# An electric pump raise 9.1m^3 of water from a reservoir

1. Oct 25, 2011

### lionely

1. An electric pump raise 9.1m^3 of water from a reservoir whose water-level is 4m
below ground level to a storage tank above ground. If the discharge pipe outlet is
32m above ground and the operation takes 1hour,find the minimum power rating of
the pump if it's efficiency is 70%.(1m^3 of water has a mass of 1000kg)

2. Relevant equations

3. The attempt at a solution

An Idea suddenly came to me I need to find the energy but using Potential Energy formula? mgh?

I'm sorry I have no Idea how to attempt it, please help me, give me a hint on what to do.

2. Oct 25, 2011

### edgepflow

Re: Machines-

Yes, potential energy = mgh.

And power = Energy / Time = mgh / time

Or the ideal power is expressed as:

Power (ideal) = (Δm / Δt) gh

And we divide this by the pump efficiency $\eta$ to get the real power:

Power (ideal) = (Δm / Δt) X gh / $\eta$

Notice that Δm can be figured our from your volume and density and Δt is given.

3. Oct 25, 2011

### lionely

Re: Machines-

Sorry I'm not a pro physics student that triangle means change right? so it's change in mass/change in time x gravity x height/ 70%?

4. Oct 25, 2011

### edgepflow

Re: Machines-

Yes ! And you are getting the idea, so maybe one day soon you will be a pro physics student.

5. Oct 25, 2011

### lionely

Re: Machines-

But the thing is I don't see a change in mass or density. :S

6. Oct 25, 2011

### lionely

Re: Machines-

Ohh wait I should find the density by doing 9100KG x 9.1? because Density = Mass x volume?

7. Oct 25, 2011

### edgepflow

Re: Machines-

Think of the change is mass as follows:

First note: mass = density X volume = 1000 kg / m^3 X 9.1 m^3

After 1 hour, all this mass will be pumped out, so this is your "change" in mass.

8. Oct 25, 2011

### edgepflow

Re: Machines-

Close.

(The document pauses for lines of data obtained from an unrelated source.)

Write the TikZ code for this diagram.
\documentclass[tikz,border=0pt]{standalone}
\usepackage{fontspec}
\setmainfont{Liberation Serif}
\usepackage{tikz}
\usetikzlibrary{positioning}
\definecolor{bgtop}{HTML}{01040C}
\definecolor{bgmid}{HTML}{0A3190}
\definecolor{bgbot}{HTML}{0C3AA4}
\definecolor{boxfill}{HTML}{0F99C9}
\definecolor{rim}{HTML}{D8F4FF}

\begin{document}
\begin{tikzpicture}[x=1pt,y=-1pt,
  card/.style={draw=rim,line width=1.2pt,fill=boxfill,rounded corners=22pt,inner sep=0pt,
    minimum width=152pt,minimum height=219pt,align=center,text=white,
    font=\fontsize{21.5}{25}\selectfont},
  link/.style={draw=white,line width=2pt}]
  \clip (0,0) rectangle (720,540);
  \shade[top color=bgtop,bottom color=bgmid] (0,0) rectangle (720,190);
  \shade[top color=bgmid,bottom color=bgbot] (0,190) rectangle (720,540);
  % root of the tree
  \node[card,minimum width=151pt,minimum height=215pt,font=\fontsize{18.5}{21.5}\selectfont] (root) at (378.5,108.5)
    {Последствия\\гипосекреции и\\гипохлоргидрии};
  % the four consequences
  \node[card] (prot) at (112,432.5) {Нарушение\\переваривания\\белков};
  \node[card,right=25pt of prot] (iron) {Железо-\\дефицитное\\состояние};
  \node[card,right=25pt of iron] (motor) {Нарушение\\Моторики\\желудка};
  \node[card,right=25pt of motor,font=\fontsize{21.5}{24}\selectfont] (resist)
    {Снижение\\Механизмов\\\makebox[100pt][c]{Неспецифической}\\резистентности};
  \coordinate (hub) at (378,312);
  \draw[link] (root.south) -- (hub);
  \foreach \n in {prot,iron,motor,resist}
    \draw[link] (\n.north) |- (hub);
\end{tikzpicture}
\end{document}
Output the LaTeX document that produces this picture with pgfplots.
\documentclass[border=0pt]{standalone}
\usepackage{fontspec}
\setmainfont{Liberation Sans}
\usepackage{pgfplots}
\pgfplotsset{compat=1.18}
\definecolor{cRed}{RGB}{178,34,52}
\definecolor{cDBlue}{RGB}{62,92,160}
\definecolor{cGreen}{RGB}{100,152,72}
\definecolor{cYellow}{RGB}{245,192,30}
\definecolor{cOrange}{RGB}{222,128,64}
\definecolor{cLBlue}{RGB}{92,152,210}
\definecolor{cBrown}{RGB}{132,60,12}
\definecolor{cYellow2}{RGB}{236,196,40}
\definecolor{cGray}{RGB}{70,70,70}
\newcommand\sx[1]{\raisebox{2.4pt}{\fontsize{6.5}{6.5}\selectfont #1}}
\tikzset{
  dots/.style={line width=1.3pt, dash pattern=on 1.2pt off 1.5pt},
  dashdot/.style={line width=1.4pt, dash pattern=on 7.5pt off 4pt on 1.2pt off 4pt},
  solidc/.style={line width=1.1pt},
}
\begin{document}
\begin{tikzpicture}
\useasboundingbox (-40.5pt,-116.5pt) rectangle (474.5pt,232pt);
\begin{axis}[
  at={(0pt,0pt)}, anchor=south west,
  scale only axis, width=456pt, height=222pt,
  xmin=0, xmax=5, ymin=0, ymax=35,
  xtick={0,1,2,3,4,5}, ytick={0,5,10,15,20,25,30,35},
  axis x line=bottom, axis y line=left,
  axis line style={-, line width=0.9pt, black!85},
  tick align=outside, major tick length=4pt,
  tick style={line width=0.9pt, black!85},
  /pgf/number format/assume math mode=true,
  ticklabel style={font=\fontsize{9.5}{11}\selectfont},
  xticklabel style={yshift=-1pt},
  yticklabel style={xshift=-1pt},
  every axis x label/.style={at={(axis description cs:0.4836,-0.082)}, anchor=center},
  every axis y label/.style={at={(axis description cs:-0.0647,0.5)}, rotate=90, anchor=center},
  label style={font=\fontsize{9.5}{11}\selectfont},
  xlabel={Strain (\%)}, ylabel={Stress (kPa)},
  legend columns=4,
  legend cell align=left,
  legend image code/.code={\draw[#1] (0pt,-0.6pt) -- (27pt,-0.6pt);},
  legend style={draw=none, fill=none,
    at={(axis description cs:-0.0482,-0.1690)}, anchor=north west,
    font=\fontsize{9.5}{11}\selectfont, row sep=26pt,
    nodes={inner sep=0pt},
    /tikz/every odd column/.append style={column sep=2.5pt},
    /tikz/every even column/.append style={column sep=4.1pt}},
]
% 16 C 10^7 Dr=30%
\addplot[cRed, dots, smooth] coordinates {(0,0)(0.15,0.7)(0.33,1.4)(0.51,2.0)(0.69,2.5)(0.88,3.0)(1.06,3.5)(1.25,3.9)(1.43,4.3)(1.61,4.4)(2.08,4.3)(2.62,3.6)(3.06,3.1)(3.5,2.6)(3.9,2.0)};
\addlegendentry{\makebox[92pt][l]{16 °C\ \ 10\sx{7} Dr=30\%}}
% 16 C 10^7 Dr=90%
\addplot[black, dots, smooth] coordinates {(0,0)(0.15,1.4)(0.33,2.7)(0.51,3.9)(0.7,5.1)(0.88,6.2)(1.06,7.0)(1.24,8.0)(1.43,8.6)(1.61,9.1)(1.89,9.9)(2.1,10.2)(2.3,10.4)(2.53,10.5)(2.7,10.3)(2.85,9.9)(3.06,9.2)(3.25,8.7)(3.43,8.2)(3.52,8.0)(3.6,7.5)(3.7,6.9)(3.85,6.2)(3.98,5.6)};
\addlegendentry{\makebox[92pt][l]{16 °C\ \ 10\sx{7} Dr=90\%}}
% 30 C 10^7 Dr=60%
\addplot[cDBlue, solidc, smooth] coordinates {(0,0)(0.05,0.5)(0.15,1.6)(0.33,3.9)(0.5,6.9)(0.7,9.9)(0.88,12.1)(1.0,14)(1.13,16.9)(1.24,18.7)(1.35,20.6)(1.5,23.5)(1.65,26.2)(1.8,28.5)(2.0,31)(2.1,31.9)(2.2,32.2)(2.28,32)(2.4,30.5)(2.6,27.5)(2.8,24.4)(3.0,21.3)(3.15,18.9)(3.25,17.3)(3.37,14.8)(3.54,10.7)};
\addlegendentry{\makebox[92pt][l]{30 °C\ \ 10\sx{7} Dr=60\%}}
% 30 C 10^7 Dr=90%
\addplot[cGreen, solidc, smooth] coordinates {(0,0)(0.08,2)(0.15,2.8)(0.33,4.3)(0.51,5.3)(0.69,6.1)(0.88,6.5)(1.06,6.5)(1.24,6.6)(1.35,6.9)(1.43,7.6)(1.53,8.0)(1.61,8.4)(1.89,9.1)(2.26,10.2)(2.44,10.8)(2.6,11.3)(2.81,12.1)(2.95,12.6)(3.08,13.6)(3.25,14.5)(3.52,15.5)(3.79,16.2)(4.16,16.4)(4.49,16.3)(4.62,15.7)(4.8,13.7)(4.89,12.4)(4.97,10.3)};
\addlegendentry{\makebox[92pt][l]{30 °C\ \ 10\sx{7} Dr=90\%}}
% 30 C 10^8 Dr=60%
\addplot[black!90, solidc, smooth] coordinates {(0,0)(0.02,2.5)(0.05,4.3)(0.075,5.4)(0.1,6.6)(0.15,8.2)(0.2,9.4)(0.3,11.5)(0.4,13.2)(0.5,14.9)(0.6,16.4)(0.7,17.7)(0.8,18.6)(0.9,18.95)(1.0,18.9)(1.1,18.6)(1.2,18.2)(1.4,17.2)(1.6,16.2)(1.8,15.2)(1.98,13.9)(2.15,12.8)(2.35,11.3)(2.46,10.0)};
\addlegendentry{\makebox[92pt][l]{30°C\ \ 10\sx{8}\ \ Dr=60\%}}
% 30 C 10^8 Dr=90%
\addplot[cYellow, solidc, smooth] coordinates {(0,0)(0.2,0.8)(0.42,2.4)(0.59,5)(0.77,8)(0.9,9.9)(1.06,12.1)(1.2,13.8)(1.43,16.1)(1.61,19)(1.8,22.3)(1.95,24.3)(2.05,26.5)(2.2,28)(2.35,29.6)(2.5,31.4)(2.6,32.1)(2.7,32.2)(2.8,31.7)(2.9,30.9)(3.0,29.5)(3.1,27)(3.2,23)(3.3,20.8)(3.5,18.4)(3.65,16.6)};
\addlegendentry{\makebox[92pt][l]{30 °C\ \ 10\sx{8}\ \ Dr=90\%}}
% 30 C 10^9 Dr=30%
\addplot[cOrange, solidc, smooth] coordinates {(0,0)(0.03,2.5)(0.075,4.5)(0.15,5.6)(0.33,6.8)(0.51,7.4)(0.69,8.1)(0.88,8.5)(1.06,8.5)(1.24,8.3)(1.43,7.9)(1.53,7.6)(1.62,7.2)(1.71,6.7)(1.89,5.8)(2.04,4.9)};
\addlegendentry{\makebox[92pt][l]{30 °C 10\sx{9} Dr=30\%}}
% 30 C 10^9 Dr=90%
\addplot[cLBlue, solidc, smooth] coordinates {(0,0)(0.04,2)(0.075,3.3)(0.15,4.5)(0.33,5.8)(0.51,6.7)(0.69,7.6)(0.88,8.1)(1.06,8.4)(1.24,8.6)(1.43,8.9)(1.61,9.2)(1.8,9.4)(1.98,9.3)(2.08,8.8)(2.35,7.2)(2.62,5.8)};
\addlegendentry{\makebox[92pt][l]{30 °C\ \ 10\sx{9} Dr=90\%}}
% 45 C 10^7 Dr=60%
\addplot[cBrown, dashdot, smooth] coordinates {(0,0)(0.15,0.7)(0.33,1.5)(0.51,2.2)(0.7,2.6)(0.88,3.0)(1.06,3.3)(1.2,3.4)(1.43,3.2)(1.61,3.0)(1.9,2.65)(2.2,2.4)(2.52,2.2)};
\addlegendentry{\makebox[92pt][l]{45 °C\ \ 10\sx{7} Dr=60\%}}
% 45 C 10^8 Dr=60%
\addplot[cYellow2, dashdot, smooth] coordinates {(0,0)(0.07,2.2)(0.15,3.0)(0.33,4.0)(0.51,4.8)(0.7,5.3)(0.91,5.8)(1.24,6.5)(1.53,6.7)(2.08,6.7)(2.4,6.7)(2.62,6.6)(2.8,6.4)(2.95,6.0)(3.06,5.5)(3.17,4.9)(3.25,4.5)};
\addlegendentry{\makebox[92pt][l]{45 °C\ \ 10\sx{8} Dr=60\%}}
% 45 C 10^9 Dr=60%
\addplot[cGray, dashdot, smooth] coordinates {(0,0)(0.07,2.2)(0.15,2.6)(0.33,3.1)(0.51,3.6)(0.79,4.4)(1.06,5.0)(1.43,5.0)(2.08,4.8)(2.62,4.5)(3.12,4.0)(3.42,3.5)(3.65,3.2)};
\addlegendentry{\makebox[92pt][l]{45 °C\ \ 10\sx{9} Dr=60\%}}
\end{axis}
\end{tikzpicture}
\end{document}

But, Density = Mass / Volume

9. Oct 25, 2011

### lionely

Re: Machines-

Alright should I do this 9100 x 10 x 32( I believe this is the height) to get the energy then divide it by the efficiency?

10. Oct 25, 2011

### edgepflow

Re: Machines-

Close. Notice that the water is 4 m underground, so work is done over a total height change of: 32m + 4m. And you have to introduce your time of 1 hour in the equation to get power.

11. Oct 25, 2011

### lionely

Re: Machines-

Alright so it's Power= Energy/Time = mgh/time = 9100kg x 10 x 36/ 60 or convert the 36m to km?

12. Oct 25, 2011

### edgepflow

Re: Machines-

With some practice, you can learn to manipulate units: (kg/sec) X (m/s^2) X m = watt. For now, if you stay in base SI units of kg, m, s, then energy will be in joules, and power will be in watts. So your time should be noted as: 1 hr = 3600 sec.

13. Oct 25, 2011

### lionely

Re: Machines-

I can't seem to get the answer in the back of the book it says 1.3kW

14. Oct 25, 2011

### edgepflow

Re: Machines-

Show me the numbers you used.

15. Oct 25, 2011

### lionely

Re: Machines-

9100kg x 10m/s2 x 36m / 60 seconds = 54,600J/70%

16. Oct 25, 2011

### edgepflow

Re: Machines-

The elapsed time is 1 hr:

1 hr = 60 minutes = 3600 sec.

17. Oct 25, 2011

### lionely

Re: Machines-

LOL I didn't even realize LOL I'm STUPID

18. Oct 25, 2011

### edgepflow

Re: Machines-

Honest mistake.

This is a good "real world" problem. Try to understand all we did.

19. Oct 25, 2011

### lionely

Re: Machines-

I will this text book I'm using is full of challenging questions, Physics by Abbott you know of it?

20. Oct 25, 2011

### edgepflow

Re: Machines-

I used Modern Physics by Tipler back in my college days.